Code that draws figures
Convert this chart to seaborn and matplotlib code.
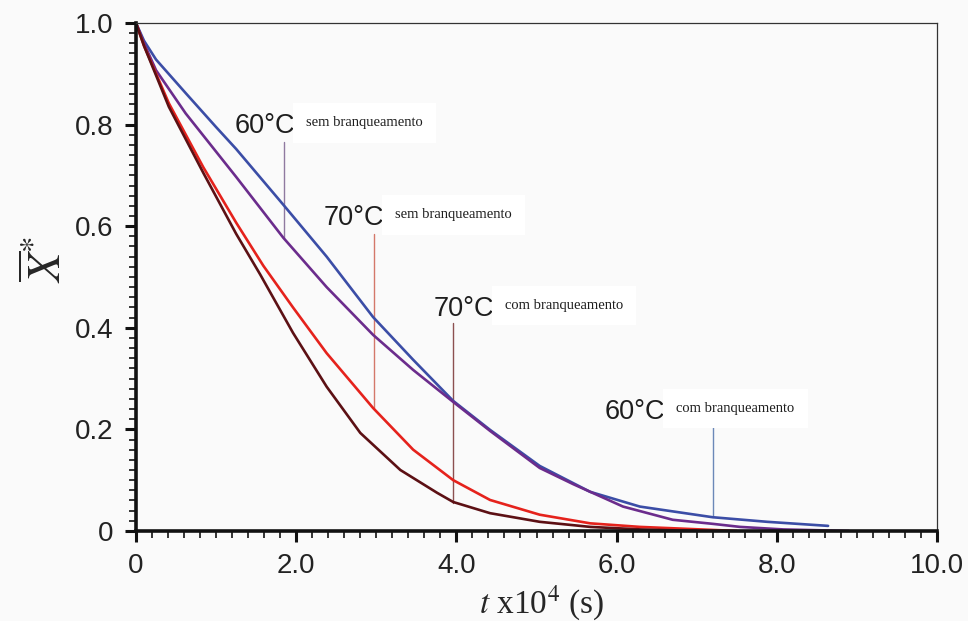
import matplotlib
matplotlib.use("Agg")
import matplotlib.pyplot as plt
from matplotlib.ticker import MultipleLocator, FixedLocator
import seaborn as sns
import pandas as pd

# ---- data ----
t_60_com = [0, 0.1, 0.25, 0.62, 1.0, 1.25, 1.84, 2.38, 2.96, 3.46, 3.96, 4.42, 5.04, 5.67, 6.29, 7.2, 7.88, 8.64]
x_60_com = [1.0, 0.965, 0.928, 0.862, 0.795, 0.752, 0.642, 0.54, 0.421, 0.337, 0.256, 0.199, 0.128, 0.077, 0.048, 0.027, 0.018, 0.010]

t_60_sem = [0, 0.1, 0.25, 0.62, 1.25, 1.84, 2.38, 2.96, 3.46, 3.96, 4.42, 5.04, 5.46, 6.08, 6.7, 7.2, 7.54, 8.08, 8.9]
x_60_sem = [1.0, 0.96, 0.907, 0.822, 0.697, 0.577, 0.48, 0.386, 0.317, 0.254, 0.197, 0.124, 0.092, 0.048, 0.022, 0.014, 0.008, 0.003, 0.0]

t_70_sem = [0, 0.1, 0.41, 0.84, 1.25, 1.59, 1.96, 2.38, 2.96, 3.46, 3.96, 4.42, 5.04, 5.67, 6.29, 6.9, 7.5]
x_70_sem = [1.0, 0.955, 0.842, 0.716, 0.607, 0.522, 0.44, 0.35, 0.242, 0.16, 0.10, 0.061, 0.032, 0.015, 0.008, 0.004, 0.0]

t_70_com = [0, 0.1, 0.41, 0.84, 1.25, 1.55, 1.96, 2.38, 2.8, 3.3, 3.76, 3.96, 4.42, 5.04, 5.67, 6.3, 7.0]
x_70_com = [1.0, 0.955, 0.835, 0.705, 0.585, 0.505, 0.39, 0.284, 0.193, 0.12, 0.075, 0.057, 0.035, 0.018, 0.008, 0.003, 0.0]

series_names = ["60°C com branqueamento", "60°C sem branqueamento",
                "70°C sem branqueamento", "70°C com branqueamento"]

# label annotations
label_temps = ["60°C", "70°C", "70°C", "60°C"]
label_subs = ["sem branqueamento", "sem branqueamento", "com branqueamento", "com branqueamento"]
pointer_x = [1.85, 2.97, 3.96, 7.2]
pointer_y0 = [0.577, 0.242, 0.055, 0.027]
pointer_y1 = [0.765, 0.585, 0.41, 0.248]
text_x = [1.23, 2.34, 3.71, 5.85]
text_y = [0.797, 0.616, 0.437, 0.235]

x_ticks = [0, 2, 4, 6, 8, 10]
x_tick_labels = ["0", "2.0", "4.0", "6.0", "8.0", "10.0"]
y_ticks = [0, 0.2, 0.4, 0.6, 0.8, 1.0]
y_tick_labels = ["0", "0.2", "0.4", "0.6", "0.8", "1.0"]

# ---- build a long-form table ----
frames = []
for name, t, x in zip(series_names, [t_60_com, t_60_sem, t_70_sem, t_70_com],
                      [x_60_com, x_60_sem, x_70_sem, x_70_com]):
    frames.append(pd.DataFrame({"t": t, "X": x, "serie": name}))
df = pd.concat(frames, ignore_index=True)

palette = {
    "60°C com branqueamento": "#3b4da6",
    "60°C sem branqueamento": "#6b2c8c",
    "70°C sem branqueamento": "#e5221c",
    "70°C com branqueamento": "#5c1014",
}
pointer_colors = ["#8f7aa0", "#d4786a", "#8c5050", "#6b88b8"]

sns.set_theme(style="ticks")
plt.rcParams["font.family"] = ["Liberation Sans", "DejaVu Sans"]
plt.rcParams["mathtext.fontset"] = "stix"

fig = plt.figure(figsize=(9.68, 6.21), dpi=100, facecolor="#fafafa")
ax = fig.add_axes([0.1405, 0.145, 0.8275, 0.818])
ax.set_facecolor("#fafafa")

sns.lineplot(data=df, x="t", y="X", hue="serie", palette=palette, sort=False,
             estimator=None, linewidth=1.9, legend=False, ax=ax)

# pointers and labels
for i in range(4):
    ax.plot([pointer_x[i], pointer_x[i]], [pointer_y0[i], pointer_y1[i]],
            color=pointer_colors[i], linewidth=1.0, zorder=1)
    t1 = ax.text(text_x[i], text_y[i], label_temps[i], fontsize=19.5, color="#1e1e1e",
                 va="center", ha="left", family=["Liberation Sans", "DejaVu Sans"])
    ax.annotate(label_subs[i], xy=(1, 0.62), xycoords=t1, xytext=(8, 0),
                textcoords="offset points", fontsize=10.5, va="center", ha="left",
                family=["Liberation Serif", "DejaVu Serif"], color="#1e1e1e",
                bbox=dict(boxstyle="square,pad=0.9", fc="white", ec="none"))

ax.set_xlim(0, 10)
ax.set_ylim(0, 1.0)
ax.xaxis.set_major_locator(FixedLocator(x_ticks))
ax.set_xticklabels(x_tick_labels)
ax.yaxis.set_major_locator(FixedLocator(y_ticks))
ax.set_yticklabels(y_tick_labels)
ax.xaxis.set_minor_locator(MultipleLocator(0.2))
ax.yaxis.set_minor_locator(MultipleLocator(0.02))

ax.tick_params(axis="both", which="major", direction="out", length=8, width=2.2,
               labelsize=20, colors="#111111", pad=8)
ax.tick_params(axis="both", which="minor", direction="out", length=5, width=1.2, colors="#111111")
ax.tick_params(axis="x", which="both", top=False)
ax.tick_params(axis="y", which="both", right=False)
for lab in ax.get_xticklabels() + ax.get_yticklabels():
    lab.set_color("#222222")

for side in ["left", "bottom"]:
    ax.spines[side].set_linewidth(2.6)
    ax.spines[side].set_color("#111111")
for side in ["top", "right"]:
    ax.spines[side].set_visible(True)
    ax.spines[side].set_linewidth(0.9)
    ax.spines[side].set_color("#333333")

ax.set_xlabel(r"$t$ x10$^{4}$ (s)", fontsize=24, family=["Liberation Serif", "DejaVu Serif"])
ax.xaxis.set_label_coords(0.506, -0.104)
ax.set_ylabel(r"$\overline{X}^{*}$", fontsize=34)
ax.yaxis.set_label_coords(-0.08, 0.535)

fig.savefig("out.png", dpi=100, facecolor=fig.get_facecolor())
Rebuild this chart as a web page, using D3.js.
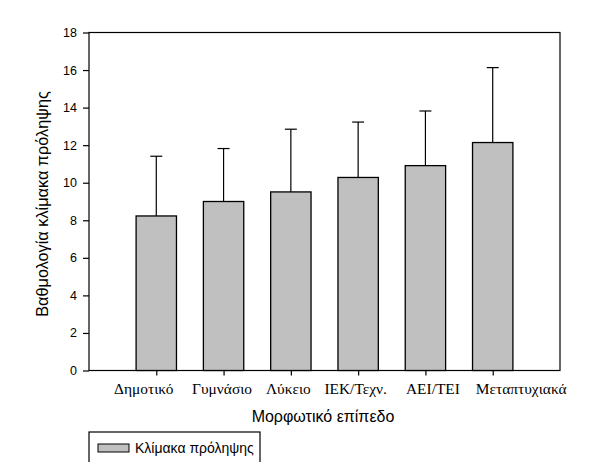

Task brief:
Copy the records word for word, leaving no picture in the copy.

Result of this exercise:
Convert this chart to seaborn and matplotlib code.
import matplotlib
matplotlib.use("Agg")
import matplotlib.pyplot as plt
from matplotlib.ticker import MultipleLocator, FixedLocator
import seaborn as sns
import pandas as pd

# ---- data ----
t_60_com = [0, 0.1, 0.25, 0.62, 1.0, 1.25, 1.84, 2.38, 2.96, 3.46, 3.96, 4.42, 5.04, 5.67, 6.29, 7.2, 7.88, 8.64]
x_60_com = [1.0, 0.965, 0.928, 0.862, 0.795, 0.752, 0.642, 0.54, 0.421, 0.337, 0.256, 0.199, 0.128, 0.077, 0.048, 0.027, 0.018, 0.010]

t_60_sem = [0, 0.1, 0.25, 0.62, 1.25, 1.84, 2.38, 2.96, 3.46, 3.96, 4.42, 5.04, 5.46, 6.08, 6.7, 7.2, 7.54, 8.08, 8.9]
x_60_sem = [1.0, 0.96, 0.907, 0.822, 0.697, 0.577, 0.48, 0.386, 0.317, 0.254, 0.197, 0.124, 0.092, 0.048, 0.022, 0.014, 0.008, 0.003, 0.0]

t_70_sem = [0, 0.1, 0.41, 0.84, 1.25, 1.59, 1.96, 2.38, 2.96, 3.46, 3.96, 4.42, 5.04, 5.67, 6.29, 6.9, 7.5]
x_70_sem = [1.0, 0.955, 0.842, 0.716, 0.607, 0.522, 0.44, 0.35, 0.242, 0.16, 0.10, 0.061, 0.032, 0.015, 0.008, 0.004, 0.0]

t_70_com = [0, 0.1, 0.41, 0.84, 1.25, 1.55, 1.96, 2.38, 2.8, 3.3, 3.76, 3.96, 4.42, 5.04, 5.67, 6.3, 7.0]
x_70_com = [1.0, 0.955, 0.835, 0.705, 0.585, 0.505, 0.39, 0.284, 0.193, 0.12, 0.075, 0.057, 0.035, 0.018, 0.008, 0.003, 0.0]

series_names = ["60°C com branqueamento", "60°C sem branqueamento",
                "70°C sem branqueamento", "70°C com branqueamento"]

# label annotations
label_temps = ["60°C", "70°C", "70°C", "60°C"]
label_subs = ["sem branqueamento", "sem branqueamento", "com branqueamento", "com branqueamento"]
pointer_x = [1.85, 2.97, 3.96, 7.2]
pointer_y0 = [0.577, 0.242, 0.055, 0.027]
pointer_y1 = [0.765, 0.585, 0.41, 0.248]
text_x = [1.23, 2.34, 3.71, 5.85]
text_y = [0.797, 0.616, 0.437, 0.235]

x_ticks = [0, 2, 4, 6, 8, 10]
x_tick_labels = ["0", "2.0", "4.0", "6.0", "8.0", "10.0"]
y_ticks = [0, 0.2, 0.4, 0.6, 0.8, 1.0]
y_tick_labels = ["0", "0.2", "0.4", "0.6", "0.8", "1.0"]

# ---- build a long-form table ----
frames = []
for name, t, x in zip(series_names, [t_60_com, t_60_sem, t_70_sem, t_70_com],
                      [x_60_com, x_60_sem, x_70_sem, x_70_com]):
    frames.append(pd.DataFrame({"t": t, "X": x, "serie": name}))
df = pd.concat(frames, ignore_index=True)

palette = {
    "60°C com branqueamento": "#3b4da6",
    "60°C sem branqueamento": "#6b2c8c",
    "70°C sem branqueamento": "#e5221c",
    "70°C com branqueamento": "#5c1014",
}
pointer_colors = ["#8f7aa0", "#d4786a", "#8c5050", "#6b88b8"]

sns.set_theme(style="ticks")
plt.rcParams["font.family"] = ["Liberation Sans", "DejaVu Sans"]
plt.rcParams["mathtext.fontset"] = "stix"

fig = plt.figure(figsize=(9.68, 6.21), dpi=100, facecolor="#fafafa")
ax = fig.add_axes([0.1405, 0.145, 0.8275, 0.818])
ax.set_facecolor("#fafafa")

sns.lineplot(data=df, x="t", y="X", hue="serie", palette=palette, sort=False,
             estimator=None, linewidth=1.9, legend=False, ax=ax)

# pointers and labels
for i in range(4):
    ax.plot([pointer_x[i], pointer_x[i]], [pointer_y0[i], pointer_y1[i]],
            color=pointer_colors[i], linewidth=1.0, zorder=1)
    t1 = ax.text(text_x[i], text_y[i], label_temps[i], fontsize=19.5, color="#1e1e1e",
                 va="center", ha="left", family=["Liberation Sans", "DejaVu Sans"])
    ax.annotate(label_subs[i], xy=(1, 0.62), xycoords=t1, xytext=(8, 0),
                textcoords="offset points", fontsize=10.5, va="center", ha="left",
                family=["Liberation Serif", "DejaVu Serif"], color="#1e1e1e",
                bbox=dict(boxstyle="square,pad=0.9", fc="white", ec="none"))

ax.set_xlim(0, 10)
ax.set_ylim(0, 1.0)
ax.xaxis.set_major_locator(FixedLocator(x_ticks))
ax.set_xticklabels(x_tick_labels)
ax.yaxis.set_major_locator(FixedLocator(y_ticks))
ax.set_yticklabels(y_tick_labels)
ax.xaxis.set_minor_locator(MultipleLocator(0.2))
ax.yaxis.set_minor_locator(MultipleLocator(0.02))

ax.tick_params(axis="both", which="major", direction="out", length=8, width=2.2,
               labelsize=20, colors="#111111", pad=8)
ax.tick_params(axis="both", which="minor", direction="out", length=5, width=1.2, colors="#111111")
ax.tick_params(axis="x", which="both", top=False)
ax.tick_params(axis="y", which="both", right=False)
for lab in ax.get_xticklabels() + ax.get_yticklabels():
    lab.set_color("#222222")

for side in ["left", "bottom"]:
    ax.spines[side].set_linewidth(2.6)
    ax.spines[side].set_color("#111111")
for side in ["top", "right"]:
    ax.spines[side].set_visible(True)
    ax.spines[side].set_linewidth(0.9)
    ax.spines[side].set_color("#333333")

ax.set_xlabel(r"$t$ x10$^{4}$ (s)", fontsize=24, family=["Liberation Serif", "DejaVu Serif"])
ax.xaxis.set_label_coords(0.506, -0.104)
ax.set_ylabel(r"$\overline{X}^{*}$", fontsize=34)
ax.yaxis.set_label_coords(-0.08, 0.535)

fig.savefig("out.png", dpi=100, facecolor=fig.get_facecolor())
Rebuild this chart as a web page, using D3.js.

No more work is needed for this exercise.